● **Task instructions**: From the records below, print only the part that opens with the line containing "What TikZ code" and closes with the line containing "(0,0) rectangle (701,638);"; omit the pictures.

================================

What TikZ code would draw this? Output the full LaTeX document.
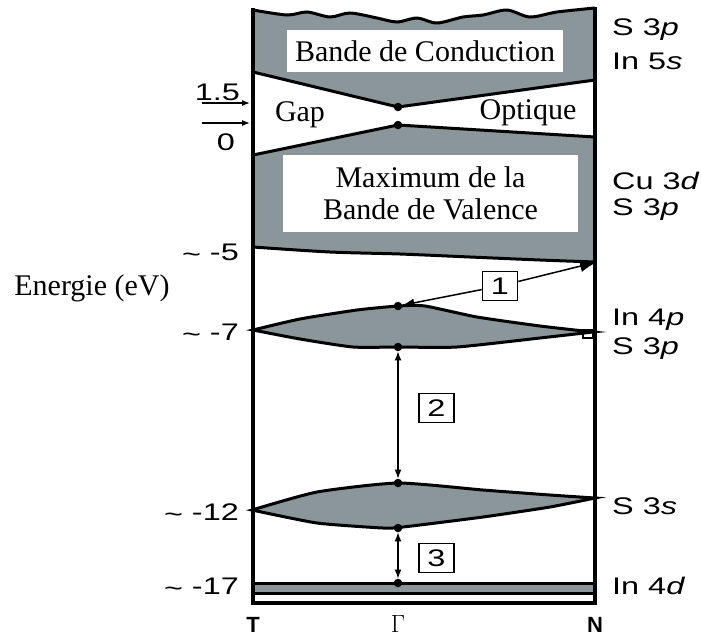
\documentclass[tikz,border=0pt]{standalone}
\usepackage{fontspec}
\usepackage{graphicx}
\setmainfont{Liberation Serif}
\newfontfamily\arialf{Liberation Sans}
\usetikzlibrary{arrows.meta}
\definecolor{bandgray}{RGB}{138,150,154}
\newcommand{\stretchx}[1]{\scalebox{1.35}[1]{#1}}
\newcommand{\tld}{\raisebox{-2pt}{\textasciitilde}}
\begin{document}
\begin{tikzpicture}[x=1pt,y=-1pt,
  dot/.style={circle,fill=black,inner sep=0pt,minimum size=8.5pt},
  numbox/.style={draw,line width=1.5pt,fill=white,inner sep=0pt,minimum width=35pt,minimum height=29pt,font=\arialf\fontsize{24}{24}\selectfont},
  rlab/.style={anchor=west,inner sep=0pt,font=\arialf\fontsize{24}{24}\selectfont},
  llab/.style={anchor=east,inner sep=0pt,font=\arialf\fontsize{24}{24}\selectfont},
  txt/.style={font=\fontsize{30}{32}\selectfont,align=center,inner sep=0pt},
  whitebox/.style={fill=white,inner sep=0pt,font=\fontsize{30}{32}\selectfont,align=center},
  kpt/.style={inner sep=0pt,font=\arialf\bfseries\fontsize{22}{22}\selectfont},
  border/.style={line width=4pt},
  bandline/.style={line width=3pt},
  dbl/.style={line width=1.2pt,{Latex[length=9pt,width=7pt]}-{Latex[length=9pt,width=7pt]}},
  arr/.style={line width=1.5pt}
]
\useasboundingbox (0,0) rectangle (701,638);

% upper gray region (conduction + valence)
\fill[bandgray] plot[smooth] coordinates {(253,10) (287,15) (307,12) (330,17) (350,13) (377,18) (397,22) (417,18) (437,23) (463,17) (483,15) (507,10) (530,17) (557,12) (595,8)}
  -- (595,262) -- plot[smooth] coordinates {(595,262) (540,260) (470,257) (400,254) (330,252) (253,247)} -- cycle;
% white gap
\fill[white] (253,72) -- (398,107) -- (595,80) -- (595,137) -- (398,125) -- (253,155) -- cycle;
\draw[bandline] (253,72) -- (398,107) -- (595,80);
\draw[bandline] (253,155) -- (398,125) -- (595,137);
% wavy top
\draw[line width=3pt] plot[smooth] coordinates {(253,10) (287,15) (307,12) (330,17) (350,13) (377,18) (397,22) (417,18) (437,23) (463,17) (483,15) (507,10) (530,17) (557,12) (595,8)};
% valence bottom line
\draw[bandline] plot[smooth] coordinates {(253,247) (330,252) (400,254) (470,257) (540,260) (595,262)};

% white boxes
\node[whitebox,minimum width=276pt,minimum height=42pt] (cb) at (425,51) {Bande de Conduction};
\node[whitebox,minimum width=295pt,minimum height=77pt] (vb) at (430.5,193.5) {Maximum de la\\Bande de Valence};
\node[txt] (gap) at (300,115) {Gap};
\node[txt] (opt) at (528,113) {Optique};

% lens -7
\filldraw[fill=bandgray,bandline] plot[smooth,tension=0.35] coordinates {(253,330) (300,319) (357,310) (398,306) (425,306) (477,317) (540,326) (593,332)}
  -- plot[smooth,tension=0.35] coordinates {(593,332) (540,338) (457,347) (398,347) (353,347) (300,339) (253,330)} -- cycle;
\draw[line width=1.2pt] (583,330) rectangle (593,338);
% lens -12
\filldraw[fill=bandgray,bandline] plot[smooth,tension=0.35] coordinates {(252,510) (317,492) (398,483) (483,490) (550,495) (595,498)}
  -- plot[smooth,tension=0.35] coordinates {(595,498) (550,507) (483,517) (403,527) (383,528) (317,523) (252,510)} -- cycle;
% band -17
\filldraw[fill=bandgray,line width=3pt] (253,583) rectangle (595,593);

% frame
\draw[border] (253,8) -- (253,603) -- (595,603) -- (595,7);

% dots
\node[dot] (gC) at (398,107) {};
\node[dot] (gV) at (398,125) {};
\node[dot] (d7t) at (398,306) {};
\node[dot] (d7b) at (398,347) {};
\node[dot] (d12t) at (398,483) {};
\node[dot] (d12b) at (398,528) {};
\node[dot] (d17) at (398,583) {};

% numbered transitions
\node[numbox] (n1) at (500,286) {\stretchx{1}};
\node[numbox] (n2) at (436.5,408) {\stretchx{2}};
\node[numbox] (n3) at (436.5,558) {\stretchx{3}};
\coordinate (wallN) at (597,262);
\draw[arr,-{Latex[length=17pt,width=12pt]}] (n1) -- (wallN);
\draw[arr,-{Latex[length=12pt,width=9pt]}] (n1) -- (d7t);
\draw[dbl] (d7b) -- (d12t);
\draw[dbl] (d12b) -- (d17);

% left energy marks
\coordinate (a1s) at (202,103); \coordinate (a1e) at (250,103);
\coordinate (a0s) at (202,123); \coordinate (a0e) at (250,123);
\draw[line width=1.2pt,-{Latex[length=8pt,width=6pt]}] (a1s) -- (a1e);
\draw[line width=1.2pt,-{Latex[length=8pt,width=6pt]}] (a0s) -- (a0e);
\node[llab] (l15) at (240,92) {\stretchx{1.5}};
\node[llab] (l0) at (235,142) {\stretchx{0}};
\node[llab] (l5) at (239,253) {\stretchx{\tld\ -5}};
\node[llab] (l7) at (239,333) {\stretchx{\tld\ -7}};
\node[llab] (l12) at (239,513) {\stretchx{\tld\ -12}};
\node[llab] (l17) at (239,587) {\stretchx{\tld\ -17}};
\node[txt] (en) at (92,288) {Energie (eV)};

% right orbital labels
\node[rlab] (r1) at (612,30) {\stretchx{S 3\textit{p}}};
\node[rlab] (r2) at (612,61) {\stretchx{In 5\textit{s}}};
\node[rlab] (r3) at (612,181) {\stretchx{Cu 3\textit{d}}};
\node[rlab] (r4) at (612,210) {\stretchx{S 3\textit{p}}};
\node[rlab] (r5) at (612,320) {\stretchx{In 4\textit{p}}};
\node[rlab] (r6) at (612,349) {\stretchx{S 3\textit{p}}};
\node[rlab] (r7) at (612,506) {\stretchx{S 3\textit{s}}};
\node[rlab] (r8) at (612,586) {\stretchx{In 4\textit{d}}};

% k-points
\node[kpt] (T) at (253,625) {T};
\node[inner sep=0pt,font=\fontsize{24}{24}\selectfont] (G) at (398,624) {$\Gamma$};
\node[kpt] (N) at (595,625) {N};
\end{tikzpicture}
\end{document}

================================

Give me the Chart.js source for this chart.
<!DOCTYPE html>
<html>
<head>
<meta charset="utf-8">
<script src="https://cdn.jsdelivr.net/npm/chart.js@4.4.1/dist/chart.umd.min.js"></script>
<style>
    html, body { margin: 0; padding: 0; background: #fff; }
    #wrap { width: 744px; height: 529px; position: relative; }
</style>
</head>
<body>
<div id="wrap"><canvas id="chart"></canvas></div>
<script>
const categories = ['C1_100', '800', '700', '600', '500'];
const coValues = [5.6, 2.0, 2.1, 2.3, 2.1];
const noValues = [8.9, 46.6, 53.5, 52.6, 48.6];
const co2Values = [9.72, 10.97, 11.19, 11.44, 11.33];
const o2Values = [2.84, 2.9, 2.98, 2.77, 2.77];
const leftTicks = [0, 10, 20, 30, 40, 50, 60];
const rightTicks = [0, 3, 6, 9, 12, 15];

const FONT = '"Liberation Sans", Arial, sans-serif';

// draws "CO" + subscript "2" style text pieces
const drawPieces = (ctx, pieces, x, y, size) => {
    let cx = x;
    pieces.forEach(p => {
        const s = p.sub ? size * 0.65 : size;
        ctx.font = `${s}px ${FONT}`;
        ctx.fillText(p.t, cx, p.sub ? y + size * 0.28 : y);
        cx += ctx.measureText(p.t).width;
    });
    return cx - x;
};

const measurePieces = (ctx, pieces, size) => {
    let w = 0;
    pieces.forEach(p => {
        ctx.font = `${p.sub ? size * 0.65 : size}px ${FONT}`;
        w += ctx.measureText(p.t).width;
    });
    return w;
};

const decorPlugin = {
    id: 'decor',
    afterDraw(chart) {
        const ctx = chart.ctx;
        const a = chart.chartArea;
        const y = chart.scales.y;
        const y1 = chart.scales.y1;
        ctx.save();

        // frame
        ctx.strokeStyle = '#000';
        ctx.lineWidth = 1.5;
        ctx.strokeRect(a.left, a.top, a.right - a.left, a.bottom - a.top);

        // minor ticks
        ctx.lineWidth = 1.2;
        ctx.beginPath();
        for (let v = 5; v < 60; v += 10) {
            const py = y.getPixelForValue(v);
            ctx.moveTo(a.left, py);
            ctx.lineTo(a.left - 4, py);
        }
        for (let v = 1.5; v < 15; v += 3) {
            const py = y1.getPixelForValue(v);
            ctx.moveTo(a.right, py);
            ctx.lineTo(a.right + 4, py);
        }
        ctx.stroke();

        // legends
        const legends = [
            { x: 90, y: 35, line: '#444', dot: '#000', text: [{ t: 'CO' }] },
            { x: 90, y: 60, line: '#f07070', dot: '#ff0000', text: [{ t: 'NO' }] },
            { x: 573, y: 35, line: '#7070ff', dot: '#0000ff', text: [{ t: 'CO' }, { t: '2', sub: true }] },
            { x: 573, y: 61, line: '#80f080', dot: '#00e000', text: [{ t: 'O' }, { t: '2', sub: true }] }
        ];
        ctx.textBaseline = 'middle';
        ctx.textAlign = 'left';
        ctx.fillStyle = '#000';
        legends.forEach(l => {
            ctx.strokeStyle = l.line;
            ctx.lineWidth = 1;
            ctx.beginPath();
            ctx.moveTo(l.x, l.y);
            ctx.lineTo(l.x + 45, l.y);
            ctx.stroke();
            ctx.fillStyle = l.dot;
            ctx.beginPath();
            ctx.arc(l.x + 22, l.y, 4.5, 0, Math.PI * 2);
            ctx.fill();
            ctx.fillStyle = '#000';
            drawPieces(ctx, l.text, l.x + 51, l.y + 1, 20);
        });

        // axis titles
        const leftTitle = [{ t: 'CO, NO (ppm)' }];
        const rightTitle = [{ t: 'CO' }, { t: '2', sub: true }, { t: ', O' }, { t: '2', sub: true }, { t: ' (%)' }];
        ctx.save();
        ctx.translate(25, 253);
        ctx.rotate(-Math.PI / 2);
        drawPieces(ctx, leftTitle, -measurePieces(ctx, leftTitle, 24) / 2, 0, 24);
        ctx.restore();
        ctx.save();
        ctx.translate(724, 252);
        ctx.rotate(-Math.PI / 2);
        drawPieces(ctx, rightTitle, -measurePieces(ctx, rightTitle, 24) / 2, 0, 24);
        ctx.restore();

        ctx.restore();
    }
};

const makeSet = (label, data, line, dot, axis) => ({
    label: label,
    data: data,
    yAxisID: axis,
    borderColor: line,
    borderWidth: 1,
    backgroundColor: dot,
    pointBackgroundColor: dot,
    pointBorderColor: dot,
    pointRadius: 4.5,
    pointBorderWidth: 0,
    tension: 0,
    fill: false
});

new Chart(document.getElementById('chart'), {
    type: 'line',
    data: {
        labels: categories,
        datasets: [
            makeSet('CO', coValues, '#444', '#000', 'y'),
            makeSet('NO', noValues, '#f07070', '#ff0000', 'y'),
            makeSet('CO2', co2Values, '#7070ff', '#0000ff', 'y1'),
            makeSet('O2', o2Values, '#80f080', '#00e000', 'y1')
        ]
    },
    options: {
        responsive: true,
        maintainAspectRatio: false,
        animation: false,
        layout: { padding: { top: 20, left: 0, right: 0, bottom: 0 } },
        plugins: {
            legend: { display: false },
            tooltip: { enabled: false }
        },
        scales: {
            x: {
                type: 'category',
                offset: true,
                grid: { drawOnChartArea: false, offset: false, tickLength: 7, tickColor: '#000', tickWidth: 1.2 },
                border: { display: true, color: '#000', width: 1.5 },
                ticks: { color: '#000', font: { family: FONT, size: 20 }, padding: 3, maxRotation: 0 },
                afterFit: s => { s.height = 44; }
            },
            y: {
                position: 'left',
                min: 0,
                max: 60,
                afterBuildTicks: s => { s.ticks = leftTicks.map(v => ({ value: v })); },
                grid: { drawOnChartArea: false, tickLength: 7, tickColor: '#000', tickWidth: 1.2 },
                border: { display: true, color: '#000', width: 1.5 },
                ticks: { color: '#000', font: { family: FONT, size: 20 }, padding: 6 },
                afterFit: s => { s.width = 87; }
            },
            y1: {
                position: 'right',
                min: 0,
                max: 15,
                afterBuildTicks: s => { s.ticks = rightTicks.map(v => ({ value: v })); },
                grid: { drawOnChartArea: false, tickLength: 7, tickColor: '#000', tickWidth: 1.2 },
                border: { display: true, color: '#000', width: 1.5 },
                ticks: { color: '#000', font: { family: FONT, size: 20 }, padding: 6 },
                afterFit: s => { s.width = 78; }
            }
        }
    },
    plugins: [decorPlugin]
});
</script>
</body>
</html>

================================

● **Full answer**:
What TikZ code would draw this? Output the full LaTeX document.
\documentclass[tikz,border=0pt]{standalone}
\usepackage{fontspec}
\usepackage{graphicx}
\setmainfont{Liberation Serif}
\newfontfamily\arialf{Liberation Sans}
\usetikzlibrary{arrows.meta}
\definecolor{bandgray}{RGB}{138,150,154}
\newcommand{\stretchx}[1]{\scalebox{1.35}[1]{#1}}
\newcommand{\tld}{\raisebox{-2pt}{\textasciitilde}}
\begin{document}
\begin{tikzpicture}[x=1pt,y=-1pt,
  dot/.style={circle,fill=black,inner sep=0pt,minimum size=8.5pt},
  numbox/.style={draw,line width=1.5pt,fill=white,inner sep=0pt,minimum width=35pt,minimum height=29pt,font=\arialf\fontsize{24}{24}\selectfont},
  rlab/.style={anchor=west,inner sep=0pt,font=\arialf\fontsize{24}{24}\selectfont},
  llab/.style={anchor=east,inner sep=0pt,font=\arialf\fontsize{24}{24}\selectfont},
  txt/.style={font=\fontsize{30}{32}\selectfont,align=center,inner sep=0pt},
  whitebox/.style={fill=white,inner sep=0pt,font=\fontsize{30}{32}\selectfont,align=center},
  kpt/.style={inner sep=0pt,font=\arialf\bfseries\fontsize{22}{22}\selectfont},
  border/.style={line width=4pt},
  bandline/.style={line width=3pt},
  dbl/.style={line width=1.2pt,{Latex[length=9pt,width=7pt]}-{Latex[length=9pt,width=7pt]}},
  arr/.style={line width=1.5pt}
]
\useasboundingbox (0,0) rectangle (701,638);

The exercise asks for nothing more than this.